Is Redistribution a Tool for Lowering Inequality

Redistribution is not a silver bullet, however, if redistribution is combined with other policy measures, inequality can be reduced

Is Redistribution a Tool for Lowering Inequality

What’s in today’s article?

  • Why in News?
  • Argument For and Against Inequality
  • Business Monopoly and Inequality
  • How Business Monopoly Leads to Inequality?
  • Could Redistribution of Wealth Help Reduce Inequality?

Why in News?

  • According to the Researchers from the Paris School of Economics, inequality in modern India surpassed that of colonial periods.
  • In this context, the article tries to analyse the concept of inequality and how redistribution policies can be used to reduce it.

Argument For and Against Inequality:

  • According to some researchers, some form of inequality is actually beneficial, since it encourages entrepreneurs to launch businesses, boosting employment and well-being for others.
  • However, for some researchers, inequality can only have deleterious economic-political effects.
    • For example, inequality harms democratic processes and results in the concentration of monopoly power amongst capitalists relative to labour.
    • This can have negative effects on consumption, welfare, and growth.
    • To deal with the situation, they suggest wealth taxes and distribution policies can be a good option.

Business Monopoly and Inequality:

  • Because they are the dominant players in their specific market, monopolies allow enterprises to set their own pricing for their goods instead of being determined by the market. 
  • This may lead to the phenomenon known as “greedflation,” which refers to businesses boosting prices to boost profit margins.
  • Thus, the presence of monopolies can lead to lower real wages, resulting in the rise of economic inequality in the society.

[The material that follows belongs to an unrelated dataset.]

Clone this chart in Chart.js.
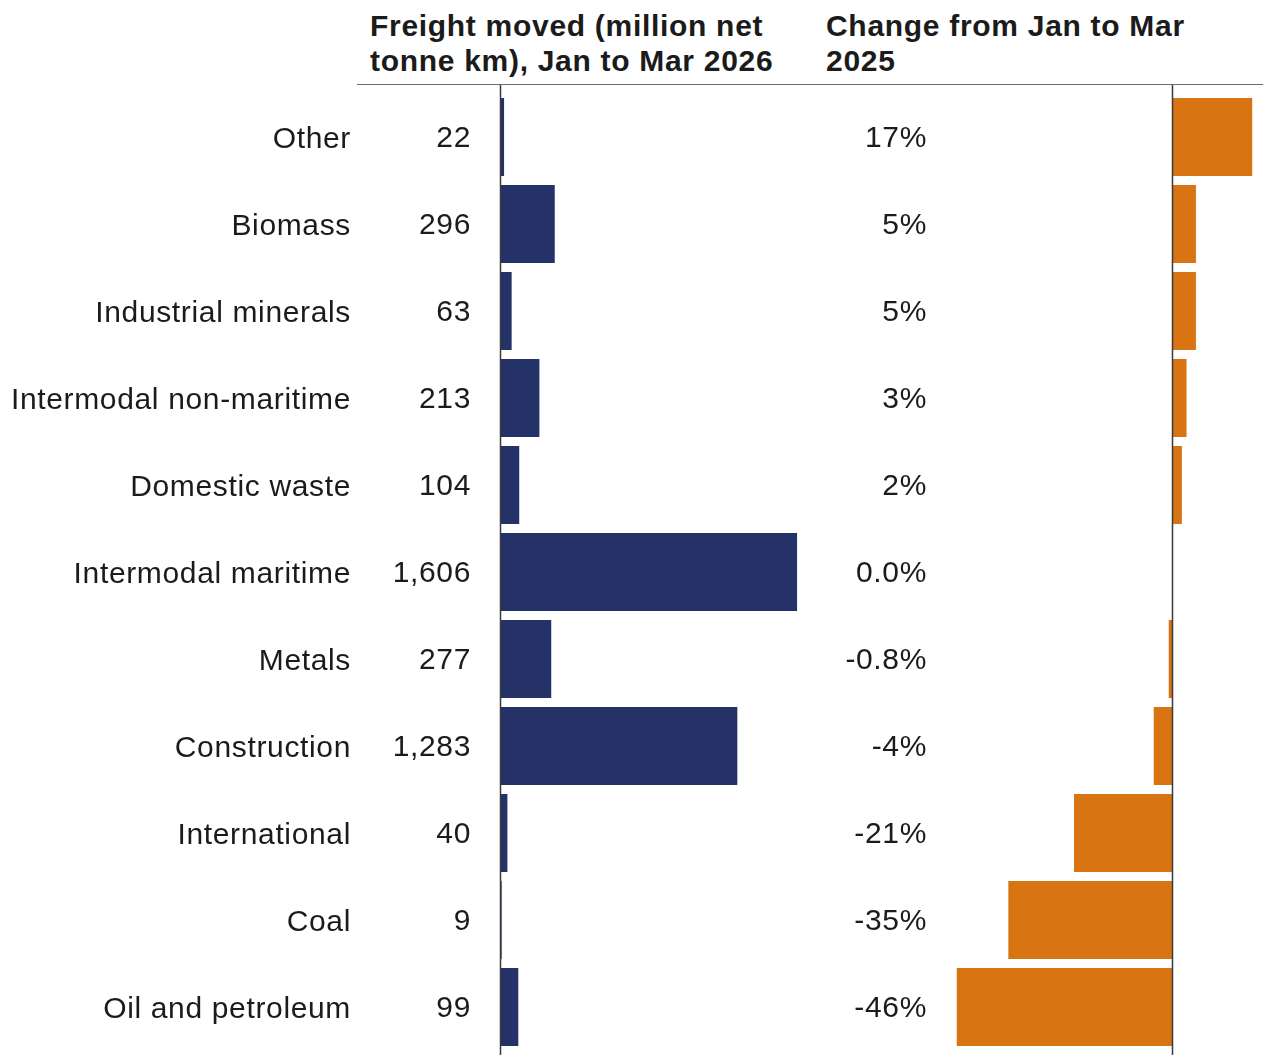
<!DOCTYPE html>
<html>
<head>
<meta charset="utf-8">
<script src="https://cdn.jsdelivr.net/npm/chart.js@4.4.1/dist/chart.umd.min.js"></script>
<style>
  html, body { margin: 0; padding: 0; background: #ffffff; }
  #wrap { position: relative; width: 1263px; height: 1055px; overflow: hidden;
          font-family: "Liberation Sans", Arial, sans-serif; color: #1b1b1b; }
  .head { position: absolute; top: 8px; font-weight: bold; font-size: 30px; line-height: 35px;
          letter-spacing: 0.7px; white-space: nowrap; }
  #rule { position: absolute; left: 357px; top: 84px; width: 906px; height: 0; border-top: 1.5px solid #6b6b6b; }
  #c1wrap { position: absolute; left: 0; top: 85px; width: 830px; height: 970px; }
  #c2wrap { position: absolute; left: 830px; top: 85px; width: 433px; height: 970px; }
</style>
</head>
<body>
<div id="wrap">
  <div class="head" style="left:370px">Freight moved (million net<br>tonne km), Jan to Mar 2026</div>
  <div class="head" style="left:826px">Change from Jan to Mar<br>2025</div>
  <div id="rule"></div>
  <div id="c1wrap"><canvas id="freight"></canvas></div>
  <div id="c2wrap"><canvas id="change"></canvas></div>
</div>
<script>
// Commodity groups, top to bottom
const categories = [
  'Other', 'Biomass', 'Industrial minerals', 'Intermodal non-maritime',
  'Domestic waste', 'Intermodal maritime', 'Metals', 'Construction',
  'International', 'Coal', 'Oil and petroleum'
];
// Freight moved, million net tonne km, Jan to Mar 2026
const freightMoved = [22, 296, 63, 213, 104, 1606, 277, 1283, 40, 9, 99];
// Percentage change from Jan to Mar 2025
const changePct = [17, 5, 5, 3, 2, 0.0, -0.8, -4, -21, -35, -46];

const FONT = '"Liberation Sans", Arial, sans-serif';
const TEXT = '#1b1b1b';
const NAVY = '#253267';
const ORANGE = '#d97412';
const SPACING = '0.65px';

const fmtFreight = v => v.toLocaleString('en-GB');
const fmtPct = v => (Math.abs(v) < 1 ? v.toFixed(1) : String(Math.round(v))) + '%';

// Slightly looser tracking for all canvas text
const tracking = {
  id: 'tracking',
  beforeDraw(chart) { chart.ctx.letterSpacing = SPACING; }
};

// Writes each bar's value in a column at a fixed x position
const valueColumn = {
  id: 'valueColumn',
  afterDatasetsDraw(chart, args, opts) {
    const { ctx } = chart;
    const y = chart.scales.y;
    const data = chart.data.datasets[0].data;
    ctx.save();
    ctx.letterSpacing = SPACING;
    ctx.font = '30px ' + FONT;
    ctx.fillStyle = TEXT;
    ctx.textAlign = 'right';
    ctx.textBaseline = 'middle';
    data.forEach((v, i) => ctx.fillText(opts.format(v), opts.x, y.getPixelForValue(i) + 2));
    ctx.restore();
  }
};

// Full-height baseline at zero
const zeroLine = {
  id: 'zeroLine',
  afterDatasetsDraw(chart) {
    const { ctx } = chart;
    const x = Math.round(chart.scales.x.getPixelForValue(0)) + 0.5;
    ctx.save();
    ctx.strokeStyle = '#3a3a3a';
    ctx.lineWidth = 1.5;
    ctx.beginPath();
    ctx.moveTo(x, 0);
    ctx.lineTo(x, chart.height);
    ctx.stroke();
    ctx.restore();
  }
};

Chart.defaults.animation = false;
Chart.defaults.font.family = FONT;
Chart.defaults.color = TEXT;

new Chart(document.getElementById('freight'), {
  type: 'bar',
  data: {
    labels: categories,
    datasets: [{
      data: freightMoved,
      backgroundColor: NAVY,
      categoryPercentage: 1,
      barPercentage: 0.897
    }]
  },
  options: {
    indexAxis: 'y',
    responsive: true,
    maintainAspectRatio: false,
    layout: { padding: { top: 8.5, bottom: 4.5, left: 0, right: 0 } },
    plugins: {
      legend: { display: false },
      tooltip: { enabled: false },
      valueColumn: { x: 471, format: fmtFreight }
    },
    scales: {
      x: { display: false, min: 0, max: 1784 },
      y: {
        grid: { display: false, drawTicks: false },
        border: { display: false },
        ticks: { font: { size: 30 }, color: TEXT, padding: 149, labelOffset: 3, autoSkip: false },
        afterFit(scale) {
          scale.width = 500;
          scale.paddingTop = 0;
          scale.paddingBottom = 0;
        }
      }
    }
  },
  plugins: [tracking, valueColumn, zeroLine]
});

new Chart(document.getElementById('change'), {
  type: 'bar',
  data: {
    labels: categories,
    datasets: [{
      data: changePct,
      backgroundColor: ORANGE,
      categoryPercentage: 1,
      barPercentage: 0.897
    }]
  },
  options: {
    indexAxis: 'y',
    responsive: true,
    maintainAspectRatio: false,
    layout: { padding: { top: 8.5, bottom: 4.5, left: 110, right: 0 } },
    plugins: {
      legend: { display: false },
      tooltip: { enabled: false },
      valueColumn: { x: 97, format: fmtPct }
    },
    scales: {
      x: { display: false, min: -49.57, max: 19.3 },
      y: { display: false }
    }
  },
  plugins: [tracking, valueColumn, zeroLine]
});
</script>
</body>
</html>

How Business Monopoly Leads to Inequality?

  • Condition favourable for workers – Role of ‘multiplier’ effect:
    • When a company decides to set up a new factory, wages are paid out to workers to build it.
    • This income of the workers is spent on purchasing goods, which increases the income of goods-sellers and whose increased income results in purchases of other goods.
    • Thus, the total increase in the income of workers and goods-sellers is greater than the initial investment.
    • This process is called the ‘multiplier’ effect, wherein investment raises incomes by a greater proportion than the initial investment.
  • Companies exercise monopoly:
    • Real wages of workers are lower and they can only purchase lesser items.
    • However, companies will enjoy the same amount of profits from the sale of a lesser amount of goods (because of higher margins).
    • The increase in income from a given amount of investment will be lesser under monopoly because of reduced consumption power.
    • Thus, investment will have a weaker effect on growth under monopoly (while the profits earned by the companies remain the same).
  • Can the consumption of the rich help boost growth?
    • Wealthy people consume more in total, but they consume a lesser percentage of their income. 
    • As a result, an unequal economy will give people who are more likely to consume less income, which will hinder economic growth.

Could Redistribution of Wealth Help Reduce Inequality?

  • No:
    • Investment occurs under the influence of future profit expectations, while wealth is accumulated past profits.
    • A high tax regime would deter entrepreneurs from accumulating wealth, which would diminish investment and employment.
  • Yes:
    • Taxing billionaires and providing basic income to the poor might cause some to exit the economy, but can create a new class of entrepreneurs and boost start-ups.
    • If monopolies are curtailed, then prices would be lower and real wages higher, leading to greater demand.
  • Conclusion:
    • Redistribution is not a silver bullet, and an economy may suffer from having excessively high tax rates. 
    • Thus, if redistribution is combined with other policy measures, inequality can be reduced.

Q.1. What is the Gini Index?

The Gini index measures the extent to which the distribution of income/ consumption among individuals/ households within an economy deviates from a perfectly equal distribution. A Gini index of 0 represents perfect equality, while 100 implies perfect inequality.

Q.2. What is the Pradhan Mantri Mudra Yojana (PMMY)?

The PMMY is a flagship scheme of the Government of India to “fund the unfunded” by bringing such enterprises to the formal financial system and extending affordable credit to them. The scheme was launched on 8th April, 2015.